La Revue pour l'enseignement et l'apprentissage des langues

Editorial

En ces temps d’incertitude, ce numéro de Babylonia est en quelque sorte une provocation, à contre-courant du pragmatisme ambiant. Il fait en effet le pari de la complexité, de la réflexion, du doute, en présentant aux lecteurs une diversité d’approches théoriques de l’enseignement et de l’apprentissage et en les invitant à réfléchir à l’apport possible de ces théories à leur pratique quotidienne.
L’incertitude et la complexité font aujourd’hui partie de nos sociétés et de notre quotidien: accélération des cycles économiques, menaces sur l’emploi, risques de conflits, “progrès” technologiques de plus en plus rapides, souvent incompréhensibles voire inquiétants...
L’école est également touchée par cette sorte d’accélération du temps. Là aussi, plus rien n’est certain, tout se complexifie: changements structurels, hétérogénéité culturelle et linguistique croissante, remise en question des services publics... Les enseignants, toutefois, paraissent encore relativement préservés de toutes ces turbulences qui n’atteignent les classes qu’indirectement, comme des effets “collatéraux”.
Mais il est d’autres formes encore d’incertitude et de complexité qui, elles, ne peuvent manquer de les interroger: celles liées à l’exercice de leur métier et aux changements incessants de méthodes et des théories qui les fondent. Il suffit ici de mentionner pêle-mêle quelques-unes des “modes” qu’un enseignant ordinaire aura traversées durant les dernières décennies (après avoir lui-même été imprégné de grammaire et de traduction durant sa scolarité): méthodes audio-orales, communicatives, “post-communicatives” avec leur accent porté dès les années 90 sur les stratégies des apprenants et leur autonomie, etc.

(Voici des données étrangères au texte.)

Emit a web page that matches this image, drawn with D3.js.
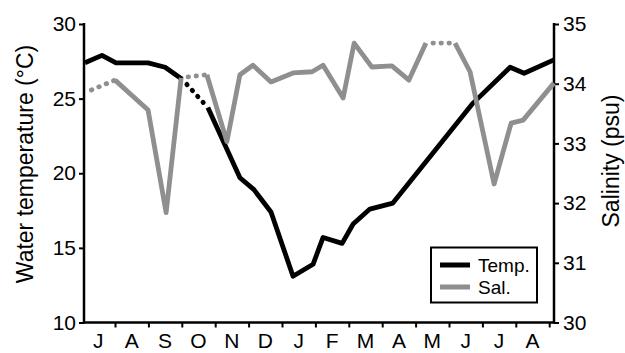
<!DOCTYPE html>
<html>
<head>
<meta charset="utf-8">
<script src="https://cdn.jsdelivr.net/npm/d3@7"></script>
<style>
  html, body { margin: 0; padding: 0; background: #fff; }
  svg { display: block; font-family: "Liberation Sans", Arial, sans-serif; }
</style>
</head>
<body>
<svg id="chart" width="625" height="353"></svg>
<script>
// Month labels along the bottom (July through the following August)
const monthLabels = ["J", "A", "S", "O", "N", "D", "J", "F", "M", "A", "M", "J", "J", "A"];

// Water temperature: sampling time (months from start of July) and value (°C)
const tempTime  = [0.10, 0.61, 1.03, 1.99, 2.50, 3.01, 3.78, 4.74, 5.16, 5.67, 6.33,
                   6.93, 7.23, 7.80, 8.13, 8.63, 9.32, 11.72, 12.83, 13.25, 14.14];
const tempValue = [27.4, 27.9, 27.4, 27.4, 27.1, 26.3, 24.4, 19.7, 18.9, 17.4, 13.1,
                   13.9, 15.7, 15.3, 16.6, 17.6, 18.0, 24.7, 27.1, 26.7, 27.6];
// segments (start index) with missing samples, drawn dotted
const tempGaps = [5];

// Salinity: sampling time (months from start of July) and value (psu)
const salTime  = [0.10, 1.00, 1.99, 2.53, 2.98, 3.75, 4.35, 4.74, 5.13, 5.67, 6.33, 6.90,
                  7.23, 7.83, 8.16, 8.69, 9.29, 9.80, 10.31, 11.18, 11.63, 12.35, 12.86, 13.22, 14.14];
const salValue = [33.85, 34.06, 33.56, 31.84, 34.10, 34.15, 33.03, 34.15, 34.31, 34.03, 34.18, 34.20,
                  34.31, 33.76, 34.68, 34.28, 34.30, 34.06, 34.68, 34.68, 34.20, 32.32, 33.34, 33.39, 34.01];
const salGaps = [0, 4, 18];

const tempTicks = [10, 15, 20, 25, 30];
const salTicks = [30, 31, 32, 33, 34, 35];

const svg = d3.select("#chart");

const plotLeft = 84, plotRight = 554, plotTop = 24, plotBottom = 322.5;

const x = d3.scaleLinear().domain([0, 14]).range([81.6, 549.2]);
const yT = d3.scaleLinear().domain([10, 30]).range([plotBottom, plotTop]);
const yS = d3.scaleLinear().domain([30, 35]).range([plotBottom, plotTop]);

const INK = "#000";
const GREY = "#8f8f8f";

// --- axes ---
const axisG = svg.append("g");

// left axis
const gl = axisG.append("g").attr("transform", `translate(${plotLeft},0)`)
  .call(d3.axisLeft(yT).tickValues(tempTicks).tickSize(5).tickPadding(3).tickFormat(d3.format("d")));
// right axis
const gr = axisG.append("g").attr("transform", `translate(${plotRight},0)`)
  .call(d3.axisRight(yS).tickValues(salTicks).tickSize(5).tickPadding(4).tickFormat(d3.format("d")));
// bottom axis: ticks at month boundaries
const gb = axisG.append("g").attr("transform", `translate(0,${plotBottom})`)
  .call(d3.axisBottom(x).tickValues(d3.range(1, 15)).tickSize(5).tickFormat(""));

[gl, gr, gb].forEach(g => {
  g.select(".domain").remove();
  g.selectAll(".tick line").attr("stroke", INK).attr("stroke-width", 2);
  g.selectAll(".tick text").attr("fill", INK).attr("font-size", 21)
    .attr("font-family", "Liberation Sans, Arial, sans-serif");
});

// axis lines
axisG.append("line").attr("x1", plotLeft).attr("x2", plotLeft).attr("y1", plotTop - 1).attr("y2", plotBottom + 1)
  .attr("stroke", INK).attr("stroke-width", 2.5);
axisG.append("line").attr("x1", plotRight).attr("x2", plotRight).attr("y1", plotTop - 1).attr("y2", plotBottom + 1)
  .attr("stroke", INK).attr("stroke-width", 2.5);
axisG.append("line").attr("x1", plotLeft).attr("x2", plotRight).attr("y1", plotBottom).attr("y2", plotBottom)
  .attr("stroke", INK).attr("stroke-width", 2.5);

// month labels centred in each month
svg.append("g").selectAll("text").data(monthLabels).join("text")
  .attr("x", (d, i) => x(i + 0.5))
  .attr("y", 348)
  .attr("text-anchor", "middle")
  .attr("font-size", 21)
  .attr("fill", INK)
  .text(d => d);

// axis titles
svg.append("text")
  .attr("transform", `translate(33,164) rotate(-90)`)
  .attr("text-anchor", "middle")
  .attr("font-size", 23)
  .attr("fill", INK)
  .text("Water temperature (°C)");
svg.append("text")
  .attr("transform", `translate(619,161) rotate(-90)`)
  .attr("text-anchor", "middle")
  .attr("font-size", 23)
  .attr("fill", INK)
  .text("Salinity (psu)");

// --- series ---
// split a series into solid runs and dotted (gap) runs
function runs(times, values, gaps) {
  const pts = times.map((t, i) => ({ t, v: values[i] }));
  const out = [];
  let cur = null;
  for (let i = 0; i < pts.length - 1; i++) {
    const dotted = gaps.includes(i);
    if (!cur || cur.dotted !== dotted) {
      cur = { dotted, pts: [pts[i]] };
      out.push(cur);
    }
    cur.pts.push(pts[i + 1]);
  }
  return out;
}

function drawSeries(times, values, gaps, yScale, color) {
  const line = d3.line().x(d => x(d.t)).y(d => yScale(d.v));
  const g = svg.append("g");
  runs(times, values, gaps).forEach(r => {
    g.append("path")
      .attr("d", line(r.pts))
      .attr("fill", "none")
      .attr("stroke", color)
      .attr("stroke-width", 4.8)
      .attr("stroke-linejoin", "round")
      .attr("stroke-linecap", r.dotted ? "round" : "butt")
      .attr("stroke-dasharray", r.dotted ? "0.5,7.5" : null)
      .attr("stroke-dashoffset", r.dotted ? -7 : null);
  });
}

drawSeries(tempTime, tempValue, tempGaps, yT, INK);
drawSeries(salTime, salValue, salGaps, yS, GREY);

// --- legend ---
const lg = svg.append("g");
lg.append("rect").attr("x", 431).attr("y", 247.5).attr("width", 106).attr("height", 55)
  .attr("fill", "#fff").attr("stroke", INK).attr("stroke-width", 2);
const legendItems = [
  { name: "Temp.", color: INK, y: 265 },
  { name: "Sal.", color: GREY, y: 287 }
];
legendItems.forEach(it => {
  lg.append("line").attr("x1", 440).attr("x2", 470).attr("y1", it.y).attr("y2", it.y)
    .attr("stroke", it.color).attr("stroke-width", 5);
  lg.append("text").attr("x", 478).attr("y", it.y + 6.5)
    .attr("font-size", 19).attr("fill", INK).text(it.name);
});
</script>
</body>
</html>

Comment les enseignants vivent-ils cette succession de méthodes? Apparemment pas trop bien pour nombre d’entre eux à voir le scepticisme croissant qu’on observe envers les changements et les théories qui les soustendent... Le fossé entre théorie et pratique parait aujourd’hui plus grand que jamais: les théories évoluent, se multiplient, mais les enseignants ne les connaissent plus, ne s’y intéressent plus, quand ils ne les refusent pas, tout simplement... Ils y voient au mieux des affaires de chercheurs, coupés du terrain, et non des outils qui pourraient leur servir.
Et c’est dans ce contexte de doute, d’incertitude, de complexité, que nous avons choisi de réaffirmer la nécessité des théories – et même de la diversité des théories. Il s’agit cependant d’être clair: nous ne pensons en aucune façon que les pratiques enseignantes doivent être une application de quelque théorie que ce soit! Pour le praticien, les théories sont plutôt des “outils” pour penser ses pratiques et se situer, des “balises” pour en comprendre et orienter l’évolution.
Afin de traiter ces questions sous une forme que nous espérons intéressante et utile pour les lecteurs, nous avons chargé quelques chercheurs reconnus de présenter les principales orientations théoriques actuelles (cognitivisme, constructivisme, etc.). Ensuite nous avons soumis leurs textes à des enseignants en leur demandant de les aborder de manière critique, de les mettre à l’épreuve de leurs exigences pratiques.
Nous espérons ainsi offrir une contribution originale à une “réhabilitation” des théories, non pas pour supprimer l’incertitude en suscitant de nouveaux dogmes, encore moins pour nier la complexité, mais pour fournir aux enseignants ces outils et balises qui nous paraissent à même d’enrichir leur rapport à leurs pratiques.